- [What is being asked] Can you transcribe every line exactly and leave the pictures behind?

- [Material]
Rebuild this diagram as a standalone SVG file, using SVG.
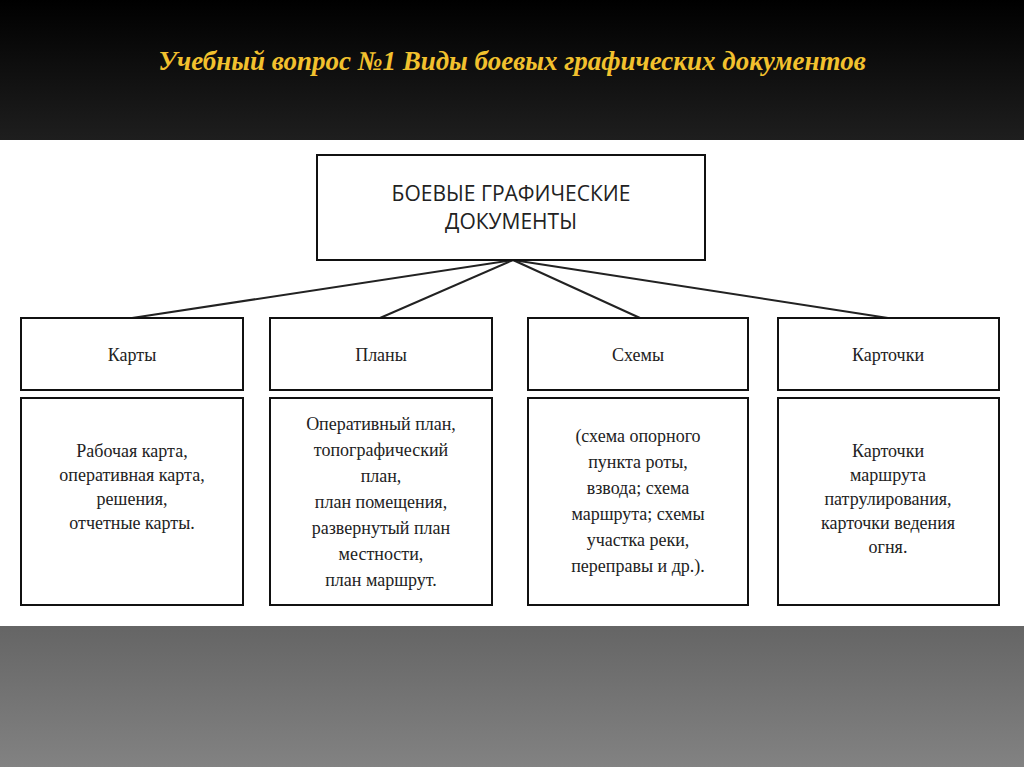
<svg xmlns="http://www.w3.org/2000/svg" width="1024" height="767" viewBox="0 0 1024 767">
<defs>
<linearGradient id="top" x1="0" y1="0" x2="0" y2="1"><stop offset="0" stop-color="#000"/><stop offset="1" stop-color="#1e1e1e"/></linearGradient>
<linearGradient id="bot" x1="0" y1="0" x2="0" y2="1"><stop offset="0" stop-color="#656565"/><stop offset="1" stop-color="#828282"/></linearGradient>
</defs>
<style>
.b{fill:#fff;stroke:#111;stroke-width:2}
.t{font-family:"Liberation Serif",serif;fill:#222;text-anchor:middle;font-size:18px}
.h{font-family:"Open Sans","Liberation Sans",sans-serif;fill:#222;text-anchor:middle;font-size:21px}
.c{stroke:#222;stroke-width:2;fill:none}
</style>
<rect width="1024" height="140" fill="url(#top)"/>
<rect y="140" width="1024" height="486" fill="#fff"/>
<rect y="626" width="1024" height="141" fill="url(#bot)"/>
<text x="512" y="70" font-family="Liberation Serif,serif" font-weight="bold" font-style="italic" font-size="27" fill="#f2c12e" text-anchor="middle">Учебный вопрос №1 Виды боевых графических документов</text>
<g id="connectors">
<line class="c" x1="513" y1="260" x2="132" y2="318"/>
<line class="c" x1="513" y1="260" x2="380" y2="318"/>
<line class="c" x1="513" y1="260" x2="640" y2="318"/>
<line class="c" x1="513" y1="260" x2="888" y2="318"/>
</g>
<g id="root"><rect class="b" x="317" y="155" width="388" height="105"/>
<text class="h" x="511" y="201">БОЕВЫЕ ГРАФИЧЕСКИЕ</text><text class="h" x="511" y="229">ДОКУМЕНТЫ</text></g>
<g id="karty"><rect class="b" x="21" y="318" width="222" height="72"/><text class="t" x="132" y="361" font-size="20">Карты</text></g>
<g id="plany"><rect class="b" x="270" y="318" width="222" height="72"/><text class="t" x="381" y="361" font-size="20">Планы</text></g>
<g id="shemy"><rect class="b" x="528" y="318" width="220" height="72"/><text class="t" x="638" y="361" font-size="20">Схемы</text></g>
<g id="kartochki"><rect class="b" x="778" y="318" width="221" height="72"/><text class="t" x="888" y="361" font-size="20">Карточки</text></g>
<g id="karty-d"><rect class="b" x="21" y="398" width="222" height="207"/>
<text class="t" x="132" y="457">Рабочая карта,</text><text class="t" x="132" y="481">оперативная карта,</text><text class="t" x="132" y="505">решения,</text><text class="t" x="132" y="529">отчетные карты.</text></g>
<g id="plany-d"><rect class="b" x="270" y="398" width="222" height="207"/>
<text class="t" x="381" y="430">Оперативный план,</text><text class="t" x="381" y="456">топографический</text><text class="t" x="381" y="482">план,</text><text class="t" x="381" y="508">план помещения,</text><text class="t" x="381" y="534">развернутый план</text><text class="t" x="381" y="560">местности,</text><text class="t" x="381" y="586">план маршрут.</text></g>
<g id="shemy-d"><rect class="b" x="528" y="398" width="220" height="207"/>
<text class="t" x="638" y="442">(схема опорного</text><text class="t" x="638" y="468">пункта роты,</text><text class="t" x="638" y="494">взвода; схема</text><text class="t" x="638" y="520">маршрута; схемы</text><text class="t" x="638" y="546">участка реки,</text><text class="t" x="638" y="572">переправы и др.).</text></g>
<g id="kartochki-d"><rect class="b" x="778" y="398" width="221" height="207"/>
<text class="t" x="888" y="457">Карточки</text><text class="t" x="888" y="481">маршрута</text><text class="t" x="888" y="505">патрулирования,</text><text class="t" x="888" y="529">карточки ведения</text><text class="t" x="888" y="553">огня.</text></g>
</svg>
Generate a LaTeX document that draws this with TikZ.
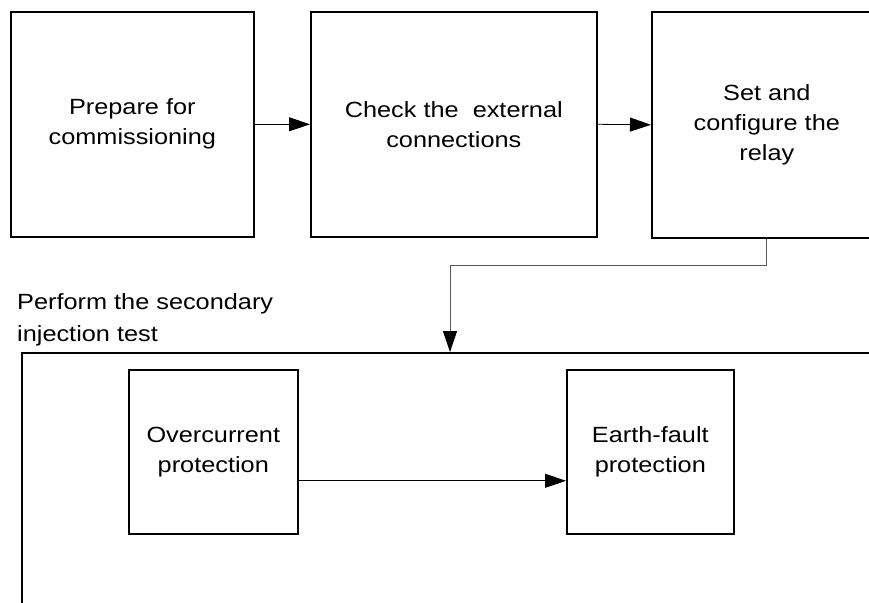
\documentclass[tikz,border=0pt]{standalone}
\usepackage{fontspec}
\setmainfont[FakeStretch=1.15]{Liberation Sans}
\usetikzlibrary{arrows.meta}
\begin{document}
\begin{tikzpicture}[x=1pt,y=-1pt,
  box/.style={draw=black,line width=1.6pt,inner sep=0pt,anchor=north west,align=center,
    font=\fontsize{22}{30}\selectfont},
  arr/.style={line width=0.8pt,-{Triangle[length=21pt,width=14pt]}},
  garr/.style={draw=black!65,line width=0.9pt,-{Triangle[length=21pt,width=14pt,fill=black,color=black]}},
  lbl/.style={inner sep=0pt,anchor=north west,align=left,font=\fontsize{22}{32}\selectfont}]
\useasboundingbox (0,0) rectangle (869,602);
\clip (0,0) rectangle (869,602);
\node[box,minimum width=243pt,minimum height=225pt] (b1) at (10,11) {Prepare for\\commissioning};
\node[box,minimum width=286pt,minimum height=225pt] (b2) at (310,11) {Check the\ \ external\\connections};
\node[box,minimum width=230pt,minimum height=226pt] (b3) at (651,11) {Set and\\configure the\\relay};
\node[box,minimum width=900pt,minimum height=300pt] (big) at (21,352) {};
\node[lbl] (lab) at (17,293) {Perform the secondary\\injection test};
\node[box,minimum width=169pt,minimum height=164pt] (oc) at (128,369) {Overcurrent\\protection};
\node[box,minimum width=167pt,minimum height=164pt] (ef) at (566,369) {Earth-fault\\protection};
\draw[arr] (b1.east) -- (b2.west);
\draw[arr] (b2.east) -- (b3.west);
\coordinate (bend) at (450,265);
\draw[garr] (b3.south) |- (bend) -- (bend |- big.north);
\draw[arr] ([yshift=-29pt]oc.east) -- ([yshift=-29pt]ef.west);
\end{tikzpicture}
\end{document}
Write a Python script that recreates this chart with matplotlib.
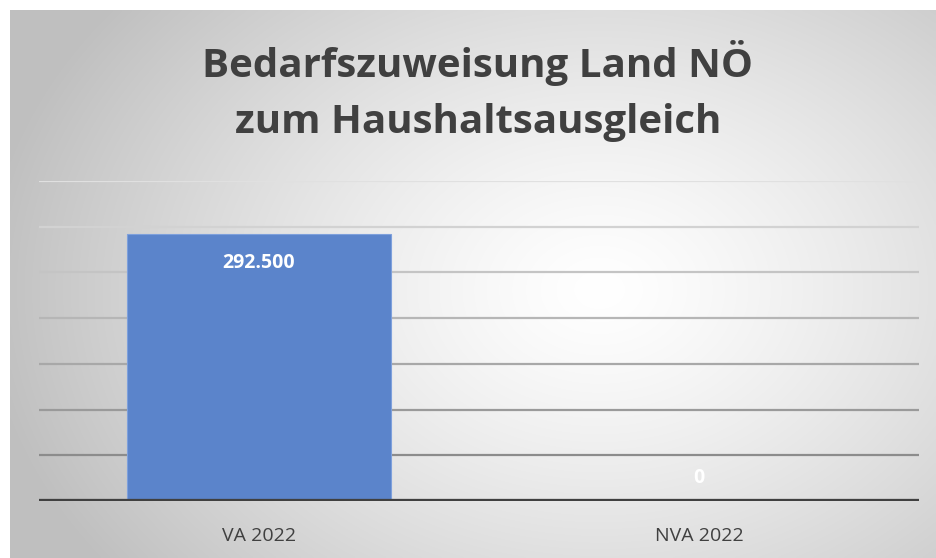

- [Solution below]
Rebuild this diagram as a standalone SVG file, using SVG.
<svg xmlns="http://www.w3.org/2000/svg" width="1024" height="767" viewBox="0 0 1024 767">
<defs>
<linearGradient id="top" x1="0" y1="0" x2="0" y2="1"><stop offset="0" stop-color="#000"/><stop offset="1" stop-color="#1e1e1e"/></linearGradient>
<linearGradient id="bot" x1="0" y1="0" x2="0" y2="1"><stop offset="0" stop-color="#656565"/><stop offset="1" stop-color="#828282"/></linearGradient>
</defs>
<style>
.b{fill:#fff;stroke:#111;stroke-width:2}
.t{font-family:"Liberation Serif",serif;fill:#222;text-anchor:middle;font-size:18px}
.h{font-family:"Open Sans","Liberation Sans",sans-serif;fill:#222;text-anchor:middle;font-size:21px}
.c{stroke:#222;stroke-width:2;fill:none}
</style>
<rect width="1024" height="140" fill="url(#top)"/>
<rect y="140" width="1024" height="486" fill="#fff"/>
<rect y="626" width="1024" height="141" fill="url(#bot)"/>
<text x="512" y="70" font-family="Liberation Serif,serif" font-weight="bold" font-style="italic" font-size="27" fill="#f2c12e" text-anchor="middle">Учебный вопрос №1 Виды боевых графических документов</text>
<g id="connectors">
<line class="c" x1="513" y1="260" x2="132" y2="318"/>
<line class="c" x1="513" y1="260" x2="380" y2="318"/>
<line class="c" x1="513" y1="260" x2="640" y2="318"/>
<line class="c" x1="513" y1="260" x2="888" y2="318"/>
</g>
<g id="root"><rect class="b" x="317" y="155" width="388" height="105"/>
<text class="h" x="511" y="201">БОЕВЫЕ ГРАФИЧЕСКИЕ</text><text class="h" x="511" y="229">ДОКУМЕНТЫ</text></g>
<g id="karty"><rect class="b" x="21" y="318" width="222" height="72"/><text class="t" x="132" y="361" font-size="20">Карты</text></g>
<g id="plany"><rect class="b" x="270" y="318" width="222" height="72"/><text class="t" x="381" y="361" font-size="20">Планы</text></g>
<g id="shemy"><rect class="b" x="528" y="318" width="220" height="72"/><text class="t" x="638" y="361" font-size="20">Схемы</text></g>
<g id="kartochki"><rect class="b" x="778" y="318" width="221" height="72"/><text class="t" x="888" y="361" font-size="20">Карточки</text></g>
<g id="karty-d"><rect class="b" x="21" y="398" width="222" height="207"/>
<text class="t" x="132" y="457">Рабочая карта,</text><text class="t" x="132" y="481">оперативная карта,</text><text class="t" x="132" y="505">решения,</text><text class="t" x="132" y="529">отчетные карты.</text></g>
<g id="plany-d"><rect class="b" x="270" y="398" width="222" height="207"/>
<text class="t" x="381" y="430">Оперативный план,</text><text class="t" x="381" y="456">топографический</text><text class="t" x="381" y="482">план,</text><text class="t" x="381" y="508">план помещения,</text><text class="t" x="381" y="534">развернутый план</text><text class="t" x="381" y="560">местности,</text><text class="t" x="381" y="586">план маршрут.</text></g>
<g id="shemy-d"><rect class="b" x="528" y="398" width="220" height="207"/>
<text class="t" x="638" y="442">(схема опорного</text><text class="t" x="638" y="468">пункта роты,</text><text class="t" x="638" y="494">взвода; схема</text><text class="t" x="638" y="520">маршрута; схемы</text><text class="t" x="638" y="546">участка реки,</text><text class="t" x="638" y="572">переправы и др.).</text></g>
<g id="kartochki-d"><rect class="b" x="778" y="398" width="221" height="207"/>
<text class="t" x="888" y="457">Карточки</text><text class="t" x="888" y="481">маршрута</text><text class="t" x="888" y="505">патрулирования,</text><text class="t" x="888" y="529">карточки ведения</text><text class="t" x="888" y="553">огня.</text></g>
</svg>
Generate a LaTeX document that draws this with TikZ.
\documentclass[tikz,border=0pt]{standalone}
\usepackage{fontspec}
\setmainfont[FakeStretch=1.15]{Liberation Sans}
\usetikzlibrary{arrows.meta}
\begin{document}
\begin{tikzpicture}[x=1pt,y=-1pt,
  box/.style={draw=black,line width=1.6pt,inner sep=0pt,anchor=north west,align=center,
    font=\fontsize{22}{30}\selectfont},
  arr/.style={line width=0.8pt,-{Triangle[length=21pt,width=14pt]}},
  garr/.style={draw=black!65,line width=0.9pt,-{Triangle[length=21pt,width=14pt,fill=black,color=black]}},
  lbl/.style={inner sep=0pt,anchor=north west,align=left,font=\fontsize{22}{32}\selectfont}]
\useasboundingbox (0,0) rectangle (869,602);
\clip (0,0) rectangle (869,602);
\node[box,minimum width=243pt,minimum height=225pt] (b1) at (10,11) {Prepare for\\commissioning};
\node[box,minimum width=286pt,minimum height=225pt] (b2) at (310,11) {Check the\ \ external\\connections};
\node[box,minimum width=230pt,minimum height=226pt] (b3) at (651,11) {Set and\\configure the\\relay};
\node[box,minimum width=900pt,minimum height=300pt] (big) at (21,352) {};
\node[lbl] (lab) at (17,293) {Perform the secondary\\injection test};
\node[box,minimum width=169pt,minimum height=164pt] (oc) at (128,369) {Overcurrent\\protection};
\node[box,minimum width=167pt,minimum height=164pt] (ef) at (566,369) {Earth-fault\\protection};
\draw[arr] (b1.east) -- (b2.west);
\draw[arr] (b2.east) -- (b3.west);
\coordinate (bend) at (450,265);
\draw[garr] (b3.south) |- (bend) -- (bend |- big.north);
\draw[arr] ([yshift=-29pt]oc.east) -- ([yshift=-29pt]ef.west);
\end{tikzpicture}
\end{document}
Write a Python script that recreates this chart with matplotlib.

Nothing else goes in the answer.